Observation 101 – The Roc Nation vs. YMCMB debate

When Jay-Z ‘signs’ someone to Roc Nation no one says anything but when Baby ‘signs’ someone to Cash Money, everyone’s got an opinion. Why is that?

It’s a lot to do with perception and presentation. For the most part Cash Money is a record label known for artists such as Lil Wayne, Drake, Nicky Minaj, and Hot Boys (Juvenile, Mannie Fresh, Baby, Turk, BG). Cash Money isn’t an independent entity from what I understand, it’s a joint venture subsidiary of sorts as Roc A Fella, Death Row, Ruff Ryders etc were in the 90s. Cash Money are renowned for their vulgarity: jewellery, flaunting their riches, hypersexual imagery.
Roc Nation on the other hand is an administration company. It boasts a whole lot of affiliates and members but there are only a few signees. Wale is signed up to a Roc Nation management deal but he’s signed to MMG, Rick Ross’ joint venture with a major record label. Roc Nation’s artist roster covers a wider artistic spectrum having acts as diverse as J. Cole, to Chase & Status and The Ting Tings. There’s also a songwriting and talent development division and booking agency.

Roc Nation is a new business model within the ever evolving music industry, it’s a partnership between Shawn Carter and Live Nation. It’s also a no brainer to cut out all of the bureaucracy surrounding the artistry, the major record label, resulting in a great slice out of the meatier side of an artist -creative content. If an artist parts ways with their record label, they’ll still be able to fall back and earn with Roc Nation. The artist will still be able to record new material, collaborate and go on tour to maintain a buzz whilst negotiating the right distribution deal elsewhere.

If we compare this to YMCMB, we begin to notice that Brian ‘Baby’ Williams’ record label is in the midst of transition, it’s trying to diversify in order to survive. A lot of people question YMCMB’s recent signees Christina Milian, Busta Rhymes and most recently Limp Bizkit, but they fail to focus on the bigger picture. All three have had major success; Christina Milian has written tracks for J-Lo whose track Play went to Number 1 in numerous countries worldwide, Limp Bizkit already has a core fanbase of followers who will buy any new releases and concert tickets when it’s tour time, and Busta Rhymes is the feature man of the moment who seems to disappear every few years and come back with a hit, a new flow and sound which goes straight to the top of the charts -Busta also has been in the industry for nearly 20 years and is well ‘respected’.

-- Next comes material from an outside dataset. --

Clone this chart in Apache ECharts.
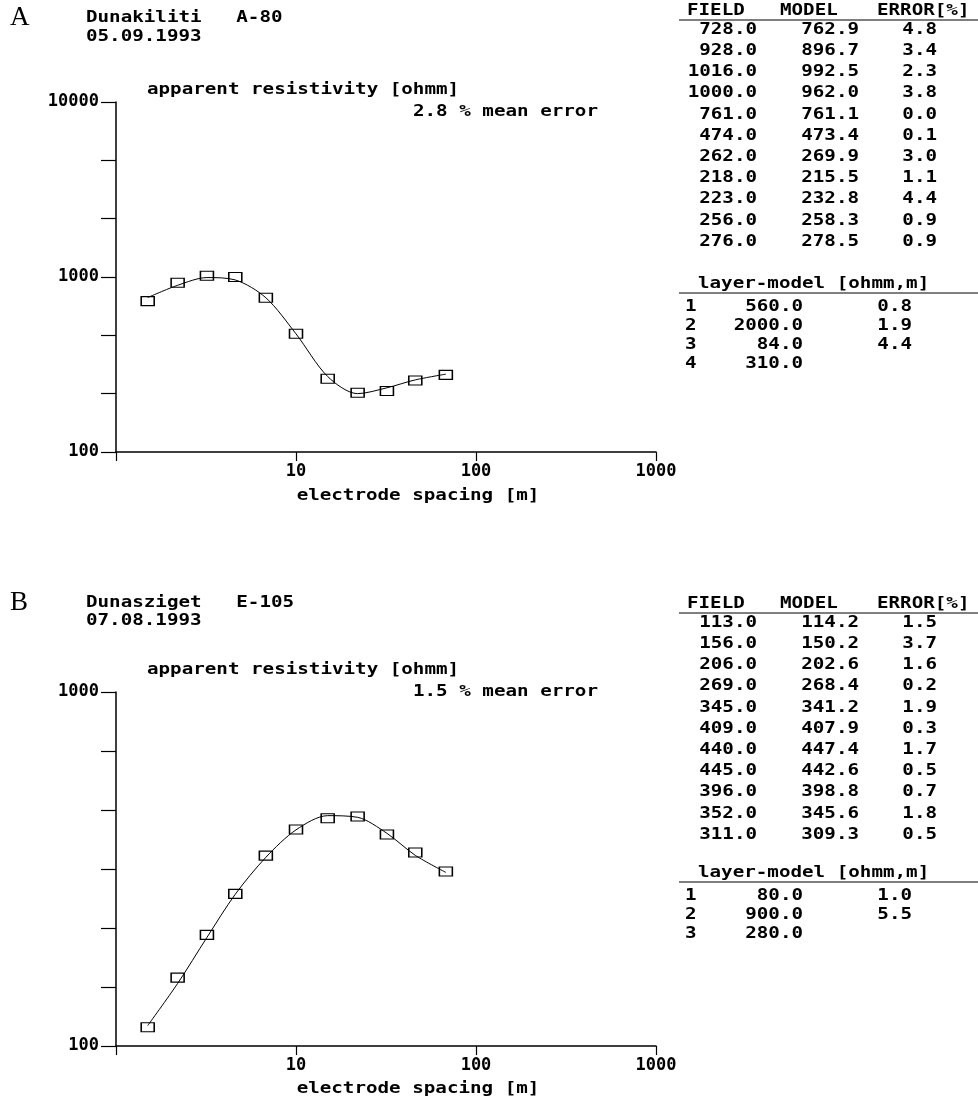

In the context of the bigger picture, YMCMB are simply signing artists who’ve already got a proven track record, artists who could have sold out tours, number 1 records and feature hype revenue in comparison to Roc Nation who focus is on developing new emerging artists and finding them distribution deals with major record labels but also look after the creme de la creme of touring entertainers such as their recent signee Shakira. The reason why people have an issue with YMCMB moreso than Roc Nation is that they feel YMCMB is trying to sign everyone to spin a profit, as I once thought they were doing. I have ignorantly compared it to the final hours of Roc A Fella Records when Damon Dash did the same thing. What I once deemed ‘trying to find Jay-Z’s replacement and potential cash cow’ was simply what Birdman is doing.

As much as I can find a reason to justify YMCMB’s actions, even if it’s just a theory which puts my ignorance to rest, I can’t help but feel that this plan of rebranding its services through diversification may fail in some respect. I also wonder how long Drake will stay around before he defects to Roc Nation after a long spell out in the administory wilderness when he finally airs his grievances about the amount of artists he has to share the roster with and financing the revival dead rappers’ careers and Nicki Minaj’s outlandish tryhardery to outdo and become the black Lady GaGa -but little does she know she’ll always be three steps behind…

If you’re going to rebrand and diversify, start afresh or as they say in Rap ‘Go hard or go home‘ because you need people to take you seriously. That’s exactly the difference between Jay-Z and Baby. One is perceived as a business man and the other as a someone you can’t really take seriously although his business survival and diversification acumen speak for themselves.